Preguntas para considerar en tu oración:

¿Le has preguntado a Dios en la oración cuáles son Sus sueños para ti? ¿Te permites estar un tiempo en silencio para escuchar Su voz?

¿Eres consciente de que sus palabras se encuentran contenidas en la Biblia, la cual nos dejó como regalo para mostrarnos el camino? ¿Sacas un tiempo –aunque sea breve– cada día para leer el Evangelio?

    No estoy seguro de cuánto tiempo pasé escuchándolo con la boca abierta. Lo bueno de ser todavía un niño –el próximo año cumpliré 14 años– es que aún podía mirar con intensidad sin preocuparme demasiado de verme algo ridículo. De hecho, cada vez me había acercado más al Nazareno, hasta que había terminado por sentarme a pocos metros de Él.

    El sol comenzó a meterse en el horizonte, pero la gente no parecía tener la intención de irse. Uno de los que acompañaban al Maestro se acercó para decirle algo. Él debió haber respondido algo incomprensible, porque su discípulo lo miró desconcertado. Jesús continuó hablando, pero sus acompañantes comenzaron a discutir en voz baja. «¿De dónde vamos a sacar pan para tanta gente?», escuché que decían.
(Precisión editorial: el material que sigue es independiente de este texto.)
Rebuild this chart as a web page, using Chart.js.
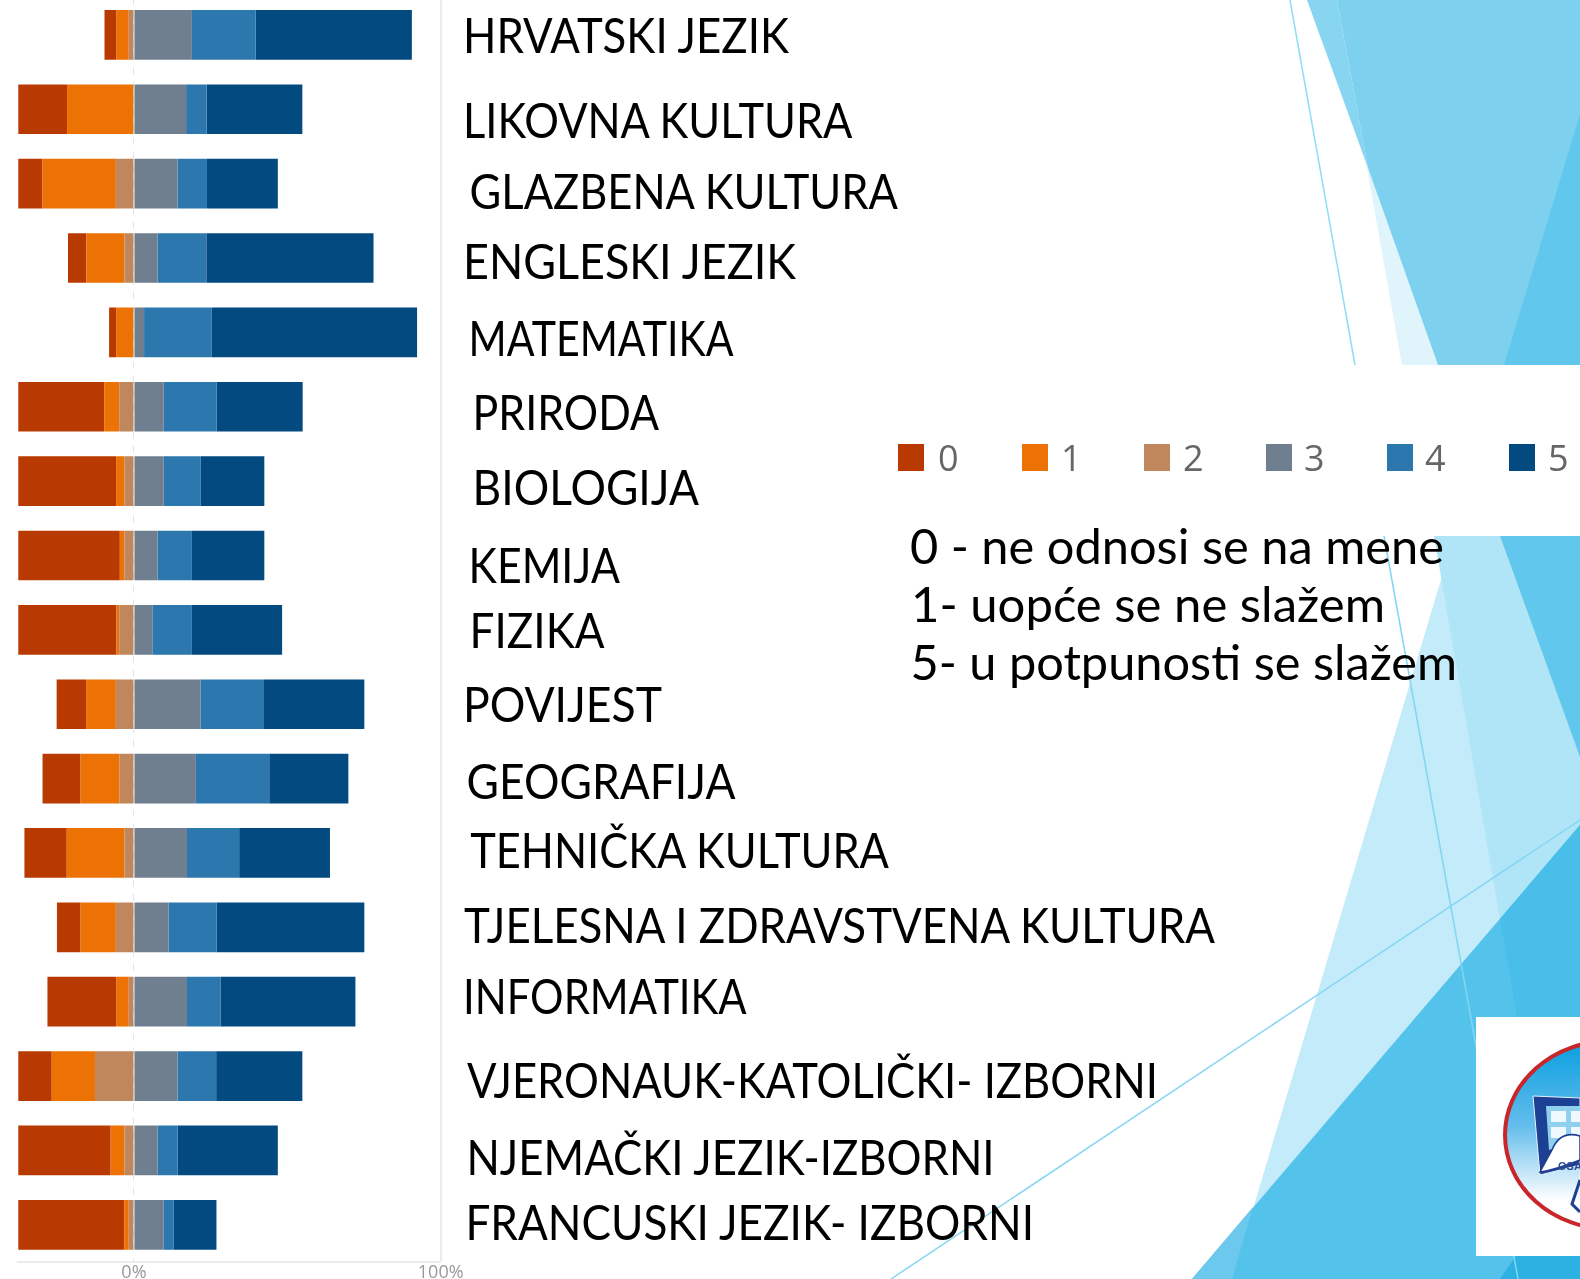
<!DOCTYPE html>
<html><head><meta charset="utf-8">
<script src="https://cdn.jsdelivr.net/npm/chart.js@4"></script>
<style>
html,body{margin:0;padding:0;background:#fff;width:1580px;height:1279px;overflow:hidden}
#bg,#fg{position:absolute;left:0;top:0}
#wrap{position:absolute;left:0;top:-3px;width:1580px;height:1282px}
#chart{filter:blur(0.7px)}
</style></head><body>
<svg id="bg" width="1580" height="1279" viewBox="0 0 1580 1279">
  <defs>
    <linearGradient id="lg" x1="0" y1="0" x2="0" y2="1"><stop offset="0" stop-color="#0a9fe0"/><stop offset="0.45" stop-color="#63bdec"/><stop offset="0.85" stop-color="#ffffff"/></linearGradient>
    <filter id="soft"><feGaussianBlur stdDeviation="0.55"/></filter>
  </defs>
  <!-- upper decoration -->
  <polygon points="1337,0 1402,365 1438,365 1368,168" fill="#e0f4fb"/>
  <polygon points="1307,0 1337,0 1368,168" fill="#88d5f1"/>
  <polygon points="1337,0 1580,0 1580,365 1438,365 1368,168" fill="#7dd1ef"/>
  <polygon points="1580,114 1504,365 1580,365" fill="#62c7ec"/>
  <line x1="1290" y1="0" x2="1355" y2="365" stroke="#8fdcf5" stroke-width="1.5"/>
  <!-- lower decoration -->
  <polygon points="1454,536 1580,536 1580,1279 1232,1279" fill="#c4ebf9"/>
  <polygon points="1434,536 1454,536 1443,575" fill="#e0f4fb"/>
  <polygon points="1434,536 1500,536 1580,757 1580,825 1500,919" fill="#b0e5f7"/>
  <polygon points="1500,536 1580,536 1580,757" fill="#62c7ec"/>
  <polygon points="1580,825 1580,1279 1192,1279" fill="#54c3ec"/>
  <polygon points="1192,1279 1253,1207 1232,1279" fill="#6cc9ed"/>
  <polygon points="1500,919 1580,825 1580,1017 1517,1017" fill="#48bee9"/>
  <polygon points="1516,1256 1580,1256 1580,1279 1500,1279" fill="#2cb1e2"/>
  <line x1="891" y1="1279" x2="1580" y2="820" stroke="#86d7f3" stroke-width="1.5"/>
  <line x1="1384" y1="536" x2="1518" y2="1279" stroke="#7fd6f3" stroke-width="1.5"/>
  <!-- logo -->
  <rect x="1476" y="1017" width="104" height="239" fill="#fff"/>
  <g filter="url(#soft)">
  <ellipse cx="1610" cy="1135" rx="105" ry="94" fill="url(#lg)" stroke="#c9262a" stroke-width="4"/>
  <path d="M1533,1096 L1580,1098 L1580,1200 L1580,1165 Q1560,1170 1540,1175 Z" fill="#1f3f93" stroke="#e8f2fb" stroke-width="1"/>
  <path d="M1546,1106 L1580,1106 L1580,1140 L1549,1150 Z" fill="#8fd0ef"/>
  <rect x="1551" y="1111" width="15" height="11" fill="#eef8fe"/><rect x="1571" y="1111" width="9" height="11" fill="#eef8fe"/>
  <rect x="1551" y="1127" width="15" height="11" fill="#eef8fe"/><rect x="1571" y="1127" width="9" height="11" fill="#eef8fe"/>
  <path d="M1540,1172 Q1555,1170 1580,1160 L1580,1136 Q1560,1130 1552,1150 Z" fill="#fff" stroke="#1f3f93" stroke-width="1.5"/>
  <path d="M1580,1180 L1572,1204 L1580,1212" fill="none" stroke="#1f3f93" stroke-width="3"/>
  <text x="1558" y="1170" font-family="Liberation Sans" font-weight="700" font-size="11" fill="#2d4a8f">OSA</text>
  </g>
</svg>
<div id="wrap"><canvas id="chart" width="1580" height="1282"></canvas></div>
<svg id="fg" width="1580" height="1279" viewBox="0 0 1580 1279"></svg>
<script>
const categories=["HRVATSKI JEZIK","LIKOVNA KULTURA","GLAZBENA KULTURA","ENGLESKI JEZIK","MATEMATIKA","PRIRODA","BIOLOGIJA","KEMIJA","FIZIKA","POVIJEST","GEOGRAFIJA","TEHNIČKA KULTURA","TJELESNA I ZDRAVSTVENA KULTURA","INFORMATIKA","VJERONAUK-KATOLIČKI- IZBORNI","NJEMAČKI JEZIK-IZBORNI","FRANCUSKI JEZIK- IZBORNI"];
const seriesNames=["0","1","2","3","4","5"];
const notes=["0 - ne odnosi se na mene","1- uopće se ne slažem","5- u potpunosti se slažem"];
const tickValues=[0,100];
// answers on the left of zero (negative) and on the right of it, in percent
const s0=[3.8,23.3,23.3,6.0,2.3,35.3,51.7,52.9,45.9,9.6,12.4,13.8,7.7,22.4,18.3,45.5,70.0];
const s1=[4.1,21.8,23.9,12.4,5.8,4.9,2.7,1.5,0.9,9.7,12.7,18.8,11.5,4.1,14.1,4.5,1.4];
const s2=[1.7,0,5.9,3.1,0,4.8,3.1,3.1,4.8,5.9,4.7,3.1,5.9,1.7,12.7,3.1,1.7];
const s3=[18.9,17.0,14.2,7.7,3.3,9.7,9.7,7.7,6.0,21.7,20.2,17.3,11.3,17.3,14.2,7.7,9.7];
const s4=[20.8,6.7,9.6,15.9,22.1,17.2,12.1,11.2,12.9,20.7,23.9,17.0,15.6,10.9,12.6,6.5,3.3];
const s5=[50.9,31.2,23.1,54.5,66.9,28.1,20.7,23.6,29.4,32.7,25.8,29.6,48.2,44.0,28.1,32.7,13.9];
const colors=["#b83a00","#ec7205","#c1875c","#6f7f90","#2c77ae","#024a80"];

// hand placed text, as in the reference: [x, baseline, right edge]
const labelPlace=[[463,53,789],[463,138,852.5],[469.6,208.6,898],[463,279,796],[468.6,355.7,733.6],[472.6,430,659],[472.6,505,699],[468.6,582.5,620],[469.6,648,604.6],[463,721.5,662],[466.6,799,735.6],[470.2,867.6,889],[464,943,1215],[463,1013.7,746.7],[467,1098,1158],[466.4,1175,994.6],[465.4,1239.5,1034]];
const notePlace=[[910,564,1444],[911,622,1385],[910.5,680,1457]];
const legendSquares=[898,1022,1144,1266,1387,1509];
const legendText=[938,1061,1183,1304,1425,1548];

const neg=v=>v.map(x=>-x);
const datasets=[neg(s0),neg(s1),neg(s2),s3,s4,s5].map((d,i)=>({
  label:seriesNames[i],data:d,backgroundColor:colors[i],borderWidth:0,
  order:[2,1,0,3,4,5][i],barPercentage:0.668,categoryPercentage:1
}));
const isZero=c=>c.tick&&c.tick.value===0;

new Chart(document.getElementById('chart'),{
  type:'bar',
  data:{labels:categories,datasets},
  options:{
    indexAxis:'y',responsive:false,animation:false,
    layout:{padding:{left:18.3,right:1139.3,top:0.7,bottom:0}},
    plugins:{legend:{display:false},title:{display:false},tooltip:{enabled:false}},
    scales:{
      y:{stacked:true,display:true,ticks:{display:false},border:{display:false},grid:{display:false},
         afterFit:s=>{s.width=0}},
      x:{stacked:true,min:-37.7,max:100,
         afterBuildTicks:s=>{s.ticks=tickValues.map(v=>({value:v}))},
         afterFit:s=>{s.height=17},
         ticks:{callback:v=>v+'%',autoSkip:false,maxRotation:0,padding:0,font:{family:'"Open Sans"',size:18},color:'#999999'},
         border:{display:true,color:'#ececec',width:2,dash:c=>isZero(c)?[7,7]:[]},
         grid:{drawTicks:false,drawOnChartArea:true,color:c=>isZero(c)?'#e4e4e4':'#ececec',lineWidth:c=>isZero(c)?1:2}}
    }
  }
});

const ns='http://www.w3.org/2000/svg',fg=document.getElementById('fg');
function txt(str,x,y,right,size,fill,family){
  const t=document.createElementNS(ns,'text');
  t.textContent=str;t.setAttribute('x',x);t.setAttribute('y',y);
  t.setAttribute('font-family',family);t.setAttribute('font-size',size);t.setAttribute('fill',fill);
  if(right){t.setAttribute('textLength',right-x);t.setAttribute('lengthAdjust','spacingAndGlyphs');}
  fg.appendChild(t);
}
categories.forEach((c,i)=>txt(c,labelPlace[i][0],labelPlace[i][1],labelPlace[i][2],48,'#000','Lato'));
notes.forEach((c,i)=>txt(c,notePlace[i][0],notePlace[i][1],notePlace[i][2],48,'#000','Lato'));
seriesNames.forEach((c,i)=>{
  const r=document.createElementNS(ns,'rect');
  r.setAttribute('x',legendSquares[i]);r.setAttribute('y',444);r.setAttribute('width',26);r.setAttribute('height',27);r.setAttribute('fill',colors[i]);
  fg.appendChild(r);
  txt(c,legendText[i],471,null,36,'#666','Open Sans');
});
</script>
</body></html>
    Yahvé te ha dado todo lo que tienes, ¿y tú no eres capaz de compartir algo con los demás?.

    Sentí como si el pan y los pescados que yo todavía llevaba en el bolsillo de pronto pesaran demasiado. Pero no. ¿De qué iban a servir cinco panes y unos pocos pescados para tanta gente? Además, si se los daba, seguramente ya no quedaría nada para mí.

    Intenté tranquilizar mi conciencia, repitiendo que yo no podía hacer nada. Intentando distraerme, volví a centrar mi atención en Jesús. Sorprendido, noté que en ese momento tenía la mirada puesta en mí. Apenas duró unos instantes, pero Sus ojos me atravesaron, y sentí vergüenza. Recordé unas palabras que mi madre siempre decía cuando me negaba a compartir algo con mis hermanos: «Yahvé te ha dado todo lo que tienes, ¿y tú no eres capaz de compartir algo con los demás?»

    Antes de que pudiera arrepentirme, me puse de pie y me acerqué a los discípulos. «Tengo algo de comida. Aquí está, por si sirve de algo», les expliqué mientras les entregaba el pan y los pescados. Aquellos jóvenes pescadores me miraron con extrañeza –por un momento pensé que se reirían de mí– pero me agradecieron y llevaron la comida al Nazareno.

    Preguntas para considerar en tu oración:

    ¿Confío en que Dios recibe con una sonrisa lo mucho y lo poco que tengo para ofrecerle? ¿Le pido que sea Él quien multiplique mis buenas obras y les dé un sentido de eternidad?

    ¿Qué tengo hoy para poner en manos de Dios? ¿Mis cansancios, mis preocupaciones, mis sueños, mis alegrías o tristezas?

      Jesús sonrió al recibir lo que yo había entregado. Al principio pensé que era una sonrisa excéptica al ver lo pequeño de mi gesto. Pero tomó en sus manos el pan, miró al Cielo y dijo algo en voz baja. Después, repartió cada pieza en una canasta distinta y pidió a sus discípulos que repartieran la comida.

      ¿Ves lo que puedo hacer con tu generosidad?

      Con un gesto, me indicó que me acercara. «¿Puedes ayudarnos también a repartir?», dijo. Pensé que era una broma: repartir… ¿Qué? ¿Medio pan? ¿Un cuarto de pan? No me atreví a decirle que no, me encogí de hombros y asentí con la cabeza. «Gracias», respondió simplemente, y se alejó para atender a una mujer mayor que lo estaba buscando.

      La verdad, me sentí un poco ridículo al dirigirme a la canasta que me tocaba llevar. Pero, al intentar levantarla, me llevé una gran sorpresa: estaba tan pesada que casi no podía moverla. Con dificultad, la cargué en ambos brazos y comencé a repartir uno a uno los panes y los peces. Comieron todos los que estaban cerca, repitieron hasta quedar saciados y muchos llevaron un poco a casa para sus familias. Después de alimentar a todos, recogimos las sobras y llenamos 12 cestos enteros.

      Yo seguía sin poder creer lo que acababa de presenciar. Entonces, Jesús me miró –parecía divertido con mi expresión de sorpresa– e, inclinando la cabeza, me dijo: “¿Ves lo que puedo hacer con tu generosidad?”

      Preguntas para considerar en tu oración:

      Al verme pequeño y débil, al saber que cometo errores y que mi voluntad es frágil, ¿llego a olvidar que es Dios quien hace todo a través de mí

      ¿Respondo con generosidad a las invitaciones que Dios me hace? ¿Le doy mi “sí”, aun cuando Sus planes parezcan demasiado grandes o imposibles para mí?